HOW DO LPNs DIFFER FROM RNs?
- Licensed practical nurses (LPNs), complement the health care team by providing basic, routine care under supervision. An LPN scope of practice is not as broad as an RN. Additional education would be needed to qualify for RN licensure. LPN Education is generally include one year of coursework, offered in vocational program or community college.
ESSENTIAL CARE DELIVERED BY RNs AND APRNs
- Counsel and educate patients and families
- Conduct physical exams and obtain medical histories
- Administer medications, wound care and other direct patient care
- Provide preventive care such as screenings and immunizations
- Interpret patient information and make critical decisions about care
- Coordinate care with other health professionals
- Conduct research and translate findings to evidence-based best practices
- Direct and supervise health care personnel
ADVANCED PRACTICE REGISTERED NURSES (APRN)

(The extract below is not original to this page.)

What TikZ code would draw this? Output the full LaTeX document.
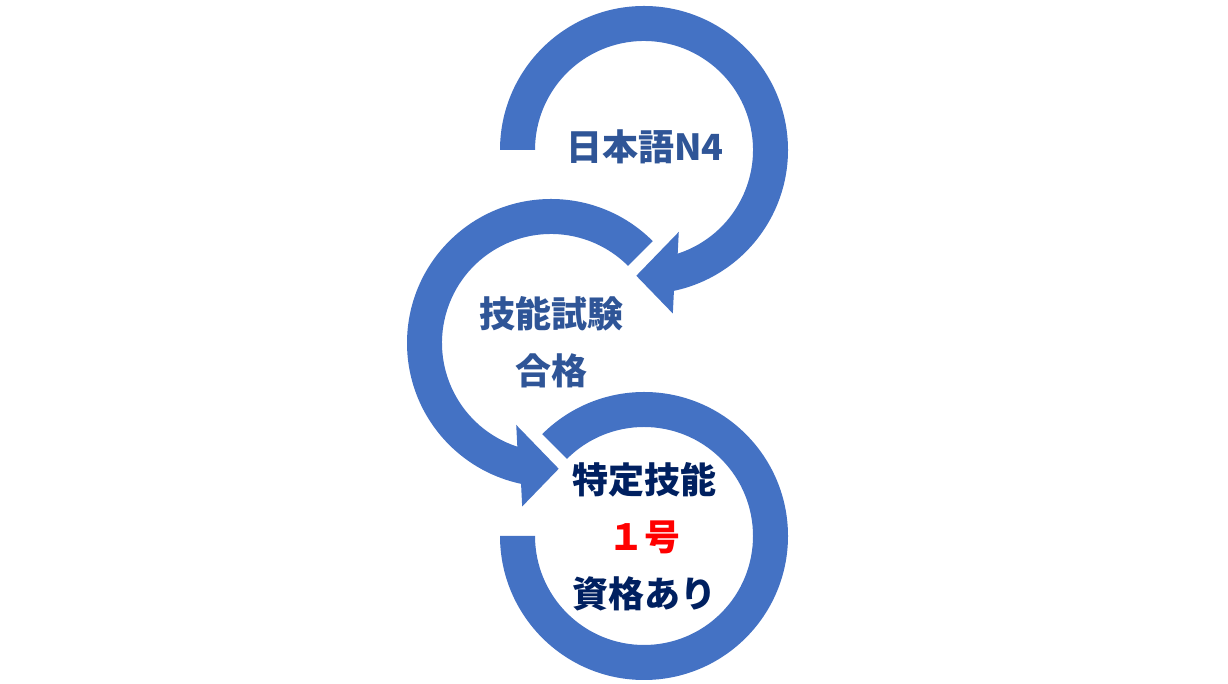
\documentclass[tikz,border=0pt]{standalone}
\usepackage{fontspec}
\newfontfamily\jpfont{Noto Sans CJK JP}
\usepackage{tikz}
\usetikzlibrary{positioning}
\definecolor{ringblue}{HTML}{4472C4}
\definecolor{textblue}{HTML}{2F5597}
\definecolor{textnavy}{HTML}{002060}
\definecolor{textred}{HTML}{FF0000}

\begin{document}
\begin{tikzpicture}
  [x=1pt,y=1pt,
 ring/.style={
  fill=ringblue,
  draw=none},
 stage/.style={
  inner sep=0pt,
  align=center,
  font=\jpfont\bfseries\fontsize{36}{57}\selectfont}]
\useasboundingbox (0,0) rectangle (1228,684);
\coordinate (c1) at (644,534);
\coordinate (c2) at (551,341);
\coordinate (c3) at (644,148);
% top ring, arrow into the middle ring
\fill[ring, shift={(c1)}] (180:144) arc[start angle=180, end angle=-78, radius=144]
  -- (-80:166) -- (-93.5:126) -- (-67:89) -- (-72:109)
  arc[start angle=-72, end angle=180, radius=109] -- cycle;
% middle ring, arrow into the bottom ring
\fill[ring, shift={(c2)}] (45:144) arc[start angle=45, end angle=258, radius=144]
  -- (260:166) -- (273.5:126) -- (247:89) -- (252:109)
  arc[start angle=252, end angle=45, radius=109] -- cycle;
% bottom ring
\fill[ring, shift={(c3)}] (180:144) arc[start angle=180, end angle=495, radius=144]
  -- (135:109) arc[start angle=135, end angle=-180, radius=109] -- cycle;
\node (n4) [stage, text=textblue] at (645,537) {日本語N4};
\node (exam) [stage, text=textblue] at (551,342) {技能試験\\合格};
\node (tokutei) [stage, text=textnavy] at (644,147) {特定技能\\{\color{textred}１号}\\資格あり};
\end{tikzpicture}
\end{document}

APRNs acquire specialized knowledge and skills through graduate or postgraduate education and certification in a specific role with a specific patient population, as defined by the Consensus Model for APRN Regulation. The level of autonomy an APRN has depends on the state and the clinical setting. Advanced Practice Registered Nurses include:
Certified Nurse Practitioner
Certified Nurse Practitioners work in specialty areas. These range widely, from cardiology to pediatrics and women’s health, family care to surgical services, pain management and oncology. While they perform a range of services to patients and may assist doctors or other medical professionals, they are also often active in teaching and patient advocacy and may conduct research as well. They may provide care in a range of settings, including doctor’s offices and hospitals, small clinics and other settings.
Certified Registered Nurse Anesthetist
This type of advanced practice nurse provides anesthesia to a wide range of patients in a variety of care settings. They are certified to provide a full spectrum of anesthesia care, including for surgical procedures, and may work with healthy to very sick individuals of all ages and all levels of acuity.
Certified Nurse Midwife
A Certified Nurse Midwife (CNM) provides many of the same services as a gynecologist and midwife combined. Not only does a CNM help women with contraceptive control and gynecologic care as well as family planning, she assists in all stages of the pregnancy cycle. This includes initial consultations as well as prenatal visits and exams and postpartum care for the mother and care of the newborn. A nurse midwife also spends a lot of her time actually assisting in births and may either work outside the hospital in women’s homes, or inside the hospital with her own practice, where she is able to make many of the critical care decisions, if not all.
Certified Clinical Nurse Specialist
A Clinical Nurse Specialist, as indicated by the title, specializes in a certain area of medicine. These areas include:
- Setting: You may earn your specialty depending on where you work, such as in a clinic, in critical care or in the emergency room.
- Population: Your specialization may link to the population you serve, such as children, women or the elderly.
- Disease: You may choose to focus on a specific disease or group of diseases, such as cancer (oncology), heart disease or diabetes.
- Health Problem: If you choose to specialize in specific issues such as pain, wounds or stress, you may specialize in a health problem area.
- Care Type: You can specialize in care type, such as psychiatric or rehabilitative, if you wish to work with a specific type of patient undergoing a specific health condition.
Clinical Nurse Specialists, like all the advanced practice nursing types, do also provide primary patient care to those under their scope.